Jeanne: So that's why they're falling back to what is easy, because they know that it's the most predictable way to get out of pain very quickly, and it always delivers, so that's why they do it. So if we can find something else that they love... So I have a young man I'm working with right now. Golf is probably the only thing that is more important to him than cocaine, right? (laughs)
Mike: (laughs)
Jeanne: So we're gonna work with golf, okay? That works. It just depends. We have to meet people where they are rather than where we think they need to be.
Mike: Okay, so on your website, you also then talk about crafting a life balance in that you advocate for 21st century healing methods, you say, that aren't even yet mainstream.
Mike: And boy, are we seeing an influx of that. But what are some of those emerging tools, besides golf?
Jeanne: So first of all, I think we have science now, so we need to incorporate science into evidence-based practices, right? There's always a bit of a resistance, even with EMDR for trauma healing.
Jeanne: It's still resisted by the scientific CBT community. But we now have evidence that trauma is in the body, not in the brain, so therefore, we can't talk our way out with CBT therapy when we know we need to process trauma by releasing it somatically. So there's a bit of a resistance always, and there's many reasons, and we don't need to go, 'cause that's a whole 'nother podcast for sure. But so I think somatic, I think, but it's... And I was just saying to you before we even got on, we know that nutrition influences brain chemistry. Just give it sugar to a child. We know that sugar shows up the same way as cocaine on brain scans. So why are we not incorporating better nutrition, especially into mental health?

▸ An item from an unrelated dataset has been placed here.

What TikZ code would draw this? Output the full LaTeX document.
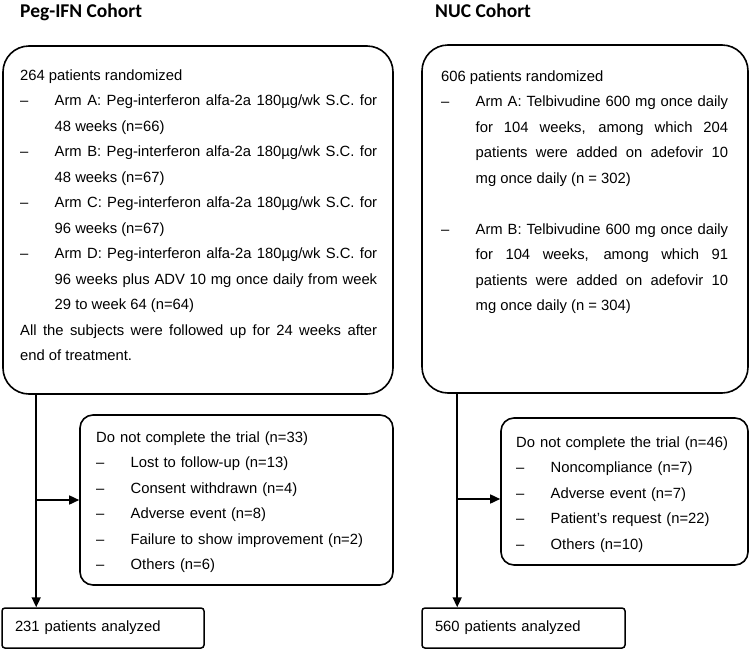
\documentclass[tikz,border=0pt]{standalone}
\usepackage{fontspec}
\setmainfont{Liberation Sans}
\newfontfamily\titlefont{Carlito}
\usetikzlibrary{arrows.meta, positioning}

\newcommand{\bodyfont}{\fontsize{14.8pt}{25.5pt}\selectfont\hyphenpenalty=10000\exhyphenpenalty=10000\tolerance=9999}
\newcommand{\dashitem}[1]{\par\hangindent=34.5pt\hangafter=1\noindent\makebox[34.5pt][l]{–}#1\par}

\begin{document}
\begin{tikzpicture}[
    x=1pt, y=-1pt,
    bigbox/.style={
        rectangle, rounded corners=26pt,
        draw=black, line width=1.6pt,
        minimum height=348pt
    },
    dropbox/.style={
        rectangle, rounded corners=13pt,
        draw=black, line width=1.6pt
    },
    anabox/.style={
        rectangle, rounded corners=3pt,
        draw=black, line width=1.5pt,
        minimum height=40pt, inner xsep=13pt,
        align=left, font=\bodyfont
    },
    bodytext/.style={inner sep=0pt, outer sep=0pt, align=justify, font=\bodyfont},
    droptext/.style={inner sep=0pt, outer sep=0pt, align=left, font=\bodyfont},
    cohort/.style={anchor=base west, inner sep=0pt, font=\titlefont\bfseries\fontsize{19.5pt}{23pt}\selectfont},
    arr/.style={
        -{Triangle[length=10pt,width=9pt]},
        line width=1.6pt
    },
]

\useasboundingbox (0,0) rectangle (750,651);

% TITLES
\node[cohort] (pegtitle) at (20,17) {Peg-IFN Cohort};
\node[cohort] (nuctitle) at (435,17) {NUC Cohort};

% RANDOMIZED
\node[bigbox, minimum width=390pt] (pegrand) at (198,220) {};
\node[bigbox, minimum width=326pt] (nucrand) at (585,219) {};

\node[bodytext, text width=357pt, below right=17.15pt and 18pt of pegrand.north west] (pegrand-txt) {%
\noindent\strut 264 patients randomized
\dashitem{Arm A: Peg-interferon alfa-2a 180µg/wk S.C. for\linebreak 48 weeks (n=66)}
\dashitem{Arm B: Peg-interferon alfa-2a 180µg/wk S.C. for\linebreak 48 weeks (n=67)}
\dashitem{Arm C: Peg-interferon alfa-2a 180µg/wk S.C. for\linebreak 96 weeks (n=67)}
\dashitem{Arm D: Peg-interferon alfa-2a 180µg/wk S.C. for\linebreak 96 weeks plus ADV 10 mg once daily from week\linebreak 29 to week 64 (n=64)}
\par\noindent All the subjects were followed up for 24 weeks after\linebreak end of treatment.};

\node[bodytext, text width=287pt, below right=19.15pt and 20pt of nucrand.north west] (nucrand-txt) {%
\noindent\strut 606 patients randomized
\dashitem{Arm A: Telbivudine 600 mg once daily\linebreak for 104 weeks, among which 204\linebreak patients were added on adefovir 10\linebreak mg once daily (n = 302)}
\noindent\strut
\dashitem{Arm B: Telbivudine 600 mg once daily\linebreak for 104 weeks, among which 91\linebreak patients were added on adefovir 10\linebreak mg once daily (n = 304)}};

% DROP-OUTS
\node[dropbox, minimum width=313pt, minimum height=170pt] (pegdrop) at (236.5,500) {};
\node[dropbox, minimum width=247pt, minimum height=147pt] (nucdrop) at (624.5,491.5) {};

\node[droptext, text width=280pt, below right=10.15pt and 17pt of pegdrop.north west] (pegdrop-txt) {%
\noindent\strut Do not complete the trial (n=33)
\dashitem{Lost to follow-up (n=13)}
\dashitem{Consent withdrawn (n=4)}
\dashitem{Adverse event (n=8)}
\dashitem{Failure to show improvement (n=2)}
\dashitem{Others (n=6)}};

\node[droptext, text width=225pt, below right=12.15pt and 16pt of nucdrop.north west] (nucdrop-txt) {%
\noindent\strut Do not complete the trial (n=46)
\dashitem{Noncompliance (n=7)}
\dashitem{Adverse event (n=7)}
\dashitem{Patient's request (n=22)}
\dashitem{Others (n=10)}};

% ANALYZED
\node[anabox, text width=176pt] (peganal) at (103,628) {231 patients analyzed};
\node[anabox, text width=177pt] (nucanal) at (523.5,628) {560 patients analyzed};

% Connectors
\coordinate (pegstem) at ([xshift=34pt]pegrand.south west);
\coordinate (nucstem) at ([xshift=36pt]nucrand.south west);
\coordinate (nucin) at ([yshift=-7.5pt]nucdrop.west);

\draw[arr] (pegstem) -- (pegstem |- peganal.north);
\draw[arr] (pegstem |- pegdrop.west) -- (pegdrop.west);

\draw[arr] (nucstem) -- (nucstem |- nucanal.north);
\draw[arr] (nucstem |- nucin) -- (nucin);

\end{tikzpicture}
\end{document}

Jeanne: I'm not saying there's no room for medication. There could be room for medication. It may be necessary, but so is nutrition. So there's a lot of different areas where I think... And obviously movement, fundamental sleep. Sleep is a huge precursor for someone relapsing. Fatigue. It was always the same for me as well.
Jeanne: So getting those dialed in really quickly, as hokey as they sound, you're talking about nutrition, you're talking about movement, you're talking about sleep. But that is a lever that can be leveraged big time with all the other things and make everything else that much easier.
Mike: That's the key, right?
Mike: Is if you're doing those things, then everything else flows from that, and you don't maybe need as much of a heavy intervention.
Jeanne: Absolutely.
Mike: Yeah.
Jeanne: And again, it comes into the readiness of the individual. Regardless whether someone's suffering with mental health or not, these are just good protocols regardless, right?
Jeanne: If you wanna optimize your health and wellbeing and your joie de vivre in life, this is the protocol. It's very simple, but you know it.
Mike: Yeah. This has been delightful. This is a great way to start a conversation with you. If you're open to this, as I said Jeanne's podcasts are terrific.
Mike: We could do more if you're up for that. We could-
Jeanne: I'm always up for it. Thank you.
Mike: Yeah. It'd be great. I'm gonna put links to her stuff, as you all know on our podcast blurb. I really thank you for your work and for your optimism more than anything else. For those of you listening, watching, we really both hope that you find peace, courage, support, and insight wherever you are.
Mike: We thank you for listening, watching. Be safe, be well, and be open.